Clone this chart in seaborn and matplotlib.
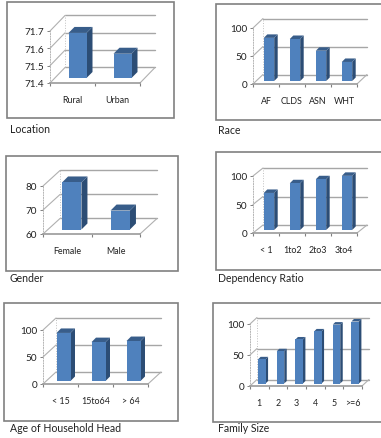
import matplotlib
matplotlib.use("Agg")
import matplotlib.pyplot as plt
import seaborn as sns
import pandas as pd
from matplotlib.patches import Polygon, Rectangle
from matplotlib.transforms import Affine2D, IdentityTransform

# valores
location_cat = ["Rural", "Urban"]
location_val = [71.66, 71.54]
race_cat = ["AF", "CLDS", "ASN", "WHT"]
race_val = [77, 75, 54, 34]
gender_cat = ["Female", "Male"]
gender_val = [79.6, 67.9]
dep_cat = ["< 1", "1to2", "2to3", "3to4"]
dep_val = [65, 82, 89, 95]
age_cat = ["< 15", "15to64", "> 64"]
age_val = [89, 72, 74]
family_cat = ["1", "2", "3", "4", "5", ">=6"]
family_val = [39, 52, 71, 84, 95, 100]

W, H = 381, 439
FONT = "Lato"

sns.set_theme(style="white")
plt.rcParams["font.family"] = FONT

fig = plt.figure(figsize=(W / 100, H / 100), dpi=100)
fig.patch.set_facecolor("white")


def painel(cat, val, yticks, ylabels, legenda, frame, eixo, prof, d, esp):
    # frame = x0,y0,x1,y1 em pixels / eixo = x0,x1,y_chao,y_topo
    fx0, fy0, fx1, fy1 = frame
    fig.add_artist(Rectangle((fx0 / W, 1 - fy1 / H), (fx1 - fx0) / W, (fy1 - fy0) / H,
                             transform=fig.transFigure, fc="white", ec="#808080", lw=1.2, zorder=-1))
    x0, x1, yc, yt = eixo
    ax = fig.add_axes([x0 / W, 1 - yc / H, (x1 - x0) / W, (yc - yt) / H])
    ax.patch.set_alpha(0)
    df = pd.DataFrame({"cat": cat, "val": val})
    sns.barplot(data=df, x="cat", y="val", ax=ax, color="#4f81bd", saturation=1, width=0.4)
    n = len(cat)
    ymin, ymax = yticks[0], yticks[-1]
    ax.set_xlim(-0.5, n - 0.5)
    ax.set_ylim(ymin, ymax)
    ax.set_xlabel("")
    ax.set_ylabel("")

    dx, dy = prof
    fundo = ax.transData + Affine2D().translate(dx, dy)
    # grade do fundo e parede
    for t in yticks:
        ax.plot([-0.5, n - 0.5], [t, t], transform=fundo, color="#a6a6a6", lw=1, clip_on=False, zorder=1)
        ax.plot([-0.5, -0.5 + dx / (x1 - x0) * n], [t, t + dy / (yc - yt) * (ymax - ymin)],
                color="#b0b0b0", lw=0.8, clip_on=False, zorder=1)
    ax.plot([n - 0.5, n - 0.5 + dx / (x1 - x0) * n], [ymin, ymin + dy / (yc - yt) * (ymax - ymin)],
            color="#b0b0b0", lw=0.8, clip_on=False, zorder=1)
    ax.plot([-0.5, -0.5], [ymin, ymax], transform=fundo, color="#c0c0c0", lw=0.7, ls=":", clip_on=False, zorder=1)

    # barras com lado e topo
    desloca = ax.transData + Affine2D().translate(d, d)
    for p in ax.patches:
        topo = p.get_y() + p.get_height()
        p.set_y(ymin)
        p.set_height(topo - ymin)
        p.set_transform(desloca)
        p.set_clip_on(False)
        p.set_linewidth(0)
        p.set_zorder(4)
        xa, xb = p.get_x(), p.get_x() + p.get_width()
        (pa, pt), (pb, pc) = desloca.transform([(xa, topo), (xb, ymin)])
        ax.add_patch(Polygon([(pb, pc), (pb + esp, pc + esp), (pb + esp, pt + esp), (pb, pt)],
                             transform=IdentityTransform(), fc="#2c4d75", lw=0, clip_on=False, zorder=3))
        ax.add_patch(Polygon([(pa, pt), (pb, pt), (pb + esp, pt + esp), (pa + esp, pt + esp)],
                             transform=IdentityTransform(), fc="#385d8a", lw=0, clip_on=False, zorder=3))

    sns.despine(ax=ax, top=True, right=True)
    ax.spines["bottom"].set_color("#9a9a9a")
    ax.spines["bottom"].set_linewidth(1.2)
    ax.spines["left"].set_color("#b5b5b5")
    ax.spines["left"].set_linewidth(0.7)
    ax.spines["left"].set_linestyle(":")
    ax.set_yticks(yticks, ylabels)
    ax.set_xticks(range(n), cat)
    ax.set_xticks([i - 0.5 for i in range(n + 1)], minor=True)
    ax.tick_params(axis="x", which="major", length=0, pad=8.5, labelsize=6.4, labelcolor="#222222")
    ax.tick_params(axis="x", which="minor", bottom=True, length=2, width=0.8, color="#808080")
    ax.tick_params(axis="y", left=True, length=2.5, width=0.7, color="#808080", pad=1.5,
                   labelsize=7.2, labelcolor="#222222")
    fig.text(legenda[0] / W, 1 - legenda[1] / H, legenda[2], fontsize=7.6, color="#222222",
             ha="left", va="center")


painel(location_cat, location_val, [71.4, 71.5, 71.6, 71.7], ["71.4", "71.5", "71.6", "71.7"],
       (10, 130, "Location"), (7, 3, 174, 119), (50, 140, 84, 32), (15, 15.5), 5, 6)
painel(race_cat, race_val, [0, 50, 100], ["0", "50", "100"],
       (218, 131, "Race"), (216, 5, 390, 121), (253, 357, 85, 29), (10, 9.5), 3, 3.5)
painel(gender_cat, gender_val, [60, 70, 80], ["60", "70", "80"],
       (10, 279, "Gender"), (6, 157, 178, 272), (43, 140, 235, 187), (17, 15.5), 4.5, 6)
painel(dep_cat, dep_val, [0, 50, 100], ["0", "50", "100"],
       (218, 279, "Dependency Ratio"), (216, 153, 390, 271), (253, 357, 234, 177), (10, 8), 3, 3.5)
painel(age_cat, age_val, [0, 50, 100], ["0", "50", "100"],
       (10, 429, "Age of Household Head"), (4, 304, 178, 422), (43, 148, 385, 331), (13, 12), 3, 4.5)
painel(family_cat, family_val, [0, 50, 100], ["0", "50", "100"],
       (218, 429, "Family Size"), (213, 304, 390, 423), (250, 362, 387, 325), (7, 6.5), 2.5, 2.5)

fig.savefig("out.png", dpi=100)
______________________________
**Stated task**
Copy the material exactly. Do not include the pictures.

**Task answer**
Clone this chart in seaborn and matplotlib.
import matplotlib
matplotlib.use("Agg")
import matplotlib.pyplot as plt
import seaborn as sns
import pandas as pd
from matplotlib.patches import Polygon, Rectangle
from matplotlib.transforms import Affine2D, IdentityTransform

# valores
location_cat = ["Rural", "Urban"]
location_val = [71.66, 71.54]
race_cat = ["AF", "CLDS", "ASN", "WHT"]
race_val = [77, 75, 54, 34]
gender_cat = ["Female", "Male"]
gender_val = [79.6, 67.9]
dep_cat = ["< 1", "1to2", "2to3", "3to4"]
dep_val = [65, 82, 89, 95]
age_cat = ["< 15", "15to64", "> 64"]
age_val = [89, 72, 74]
family_cat = ["1", "2", "3", "4", "5", ">=6"]
family_val = [39, 52, 71, 84, 95, 100]

W, H = 381, 439
FONT = "Lato"

sns.set_theme(style="white")
plt.rcParams["font.family"] = FONT

fig = plt.figure(figsize=(W / 100, H / 100), dpi=100)
fig.patch.set_facecolor("white")


def painel(cat, val, yticks, ylabels, legenda, frame, eixo, prof, d, esp):
    # frame = x0,y0,x1,y1 em pixels / eixo = x0,x1,y_chao,y_topo
    fx0, fy0, fx1, fy1 = frame
    fig.add_artist(Rectangle((fx0 / W, 1 - fy1 / H), (fx1 - fx0) / W, (fy1 - fy0) / H,
                             transform=fig.transFigure, fc="white", ec="#808080", lw=1.2, zorder=-1))
    x0, x1, yc, yt = eixo
    ax = fig.add_axes([x0 / W, 1 - yc / H, (x1 - x0) / W, (yc - yt) / H])
    ax.patch.set_alpha(0)
    df = pd.DataFrame({"cat": cat, "val": val})
    sns.barplot(data=df, x="cat", y="val", ax=ax, color="#4f81bd", saturation=1, width=0.4)
    n = len(cat)
    ymin, ymax = yticks[0], yticks[-1]
    ax.set_xlim(-0.5, n - 0.5)
    ax.set_ylim(ymin, ymax)
    ax.set_xlabel("")
    ax.set_ylabel("")

    dx, dy = prof
    fundo = ax.transData + Affine2D().translate(dx, dy)
    # grade do fundo e parede
    for t in yticks:
        ax.plot([-0.5, n - 0.5], [t, t], transform=fundo, color="#a6a6a6", lw=1, clip_on=False, zorder=1)
        ax.plot([-0.5, -0.5 + dx / (x1 - x0) * n], [t, t + dy / (yc - yt) * (ymax - ymin)],
                color="#b0b0b0", lw=0.8, clip_on=False, zorder=1)
    ax.plot([n - 0.5, n - 0.5 + dx / (x1 - x0) * n], [ymin, ymin + dy / (yc - yt) * (ymax - ymin)],
            color="#b0b0b0", lw=0.8, clip_on=False, zorder=1)
    ax.plot([-0.5, -0.5], [ymin, ymax], transform=fundo, color="#c0c0c0", lw=0.7, ls=":", clip_on=False, zorder=1)

    # barras com lado e topo
    desloca = ax.transData + Affine2D().translate(d, d)
    for p in ax.patches:
        topo = p.get_y() + p.get_height()
        p.set_y(ymin)
        p.set_height(topo - ymin)
        p.set_transform(desloca)
        p.set_clip_on(False)
        p.set_linewidth(0)
        p.set_zorder(4)
        xa, xb = p.get_x(), p.get_x() + p.get_width()
        (pa, pt), (pb, pc) = desloca.transform([(xa, topo), (xb, ymin)])
        ax.add_patch(Polygon([(pb, pc), (pb + esp, pc + esp), (pb + esp, pt + esp), (pb, pt)],
                             transform=IdentityTransform(), fc="#2c4d75", lw=0, clip_on=False, zorder=3))
        ax.add_patch(Polygon([(pa, pt), (pb, pt), (pb + esp, pt + esp), (pa + esp, pt + esp)],
                             transform=IdentityTransform(), fc="#385d8a", lw=0, clip_on=False, zorder=3))

    sns.despine(ax=ax, top=True, right=True)
    ax.spines["bottom"].set_color("#9a9a9a")
    ax.spines["bottom"].set_linewidth(1.2)
    ax.spines["left"].set_color("#b5b5b5")
    ax.spines["left"].set_linewidth(0.7)
    ax.spines["left"].set_linestyle(":")
    ax.set_yticks(yticks, ylabels)
    ax.set_xticks(range(n), cat)
    ax.set_xticks([i - 0.5 for i in range(n + 1)], minor=True)
    ax.tick_params(axis="x", which="major", length=0, pad=8.5, labelsize=6.4, labelcolor="#222222")
    ax.tick_params(axis="x", which="minor", bottom=True, length=2, width=0.8, color="#808080")
    ax.tick_params(axis="y", left=True, length=2.5, width=0.7, color="#808080", pad=1.5,
                   labelsize=7.2, labelcolor="#222222")
    fig.text(legenda[0] / W, 1 - legenda[1] / H, legenda[2], fontsize=7.6, color="#222222",
             ha="left", va="center")


painel(location_cat, location_val, [71.4, 71.5, 71.6, 71.7], ["71.4", "71.5", "71.6", "71.7"],
       (10, 130, "Location"), (7, 3, 174, 119), (50, 140, 84, 32), (15, 15.5), 5, 6)
painel(race_cat, race_val, [0, 50, 100], ["0", "50", "100"],
       (218, 131, "Race"), (216, 5, 390, 121), (253, 357, 85, 29), (10, 9.5), 3, 3.5)
painel(gender_cat, gender_val, [60, 70, 80], ["60", "70", "80"],
       (10, 279, "Gender"), (6, 157, 178, 272), (43, 140, 235, 187), (17, 15.5), 4.5, 6)
painel(dep_cat, dep_val, [0, 50, 100], ["0", "50", "100"],
       (218, 279, "Dependency Ratio"), (216, 153, 390, 271), (253, 357, 234, 177), (10, 8), 3, 3.5)
painel(age_cat, age_val, [0, 50, 100], ["0", "50", "100"],
       (10, 429, "Age of Household Head"), (4, 304, 178, 422), (43, 148, 385, 331), (13, 12), 3, 4.5)
painel(family_cat, family_val, [0, 50, 100], ["0", "50", "100"],
       (218, 429, "Family Size"), (213, 304, 390, 423), (250, 362, 387, 325), (7, 6.5), 2.5, 2.5)

fig.savefig("out.png", dpi=100)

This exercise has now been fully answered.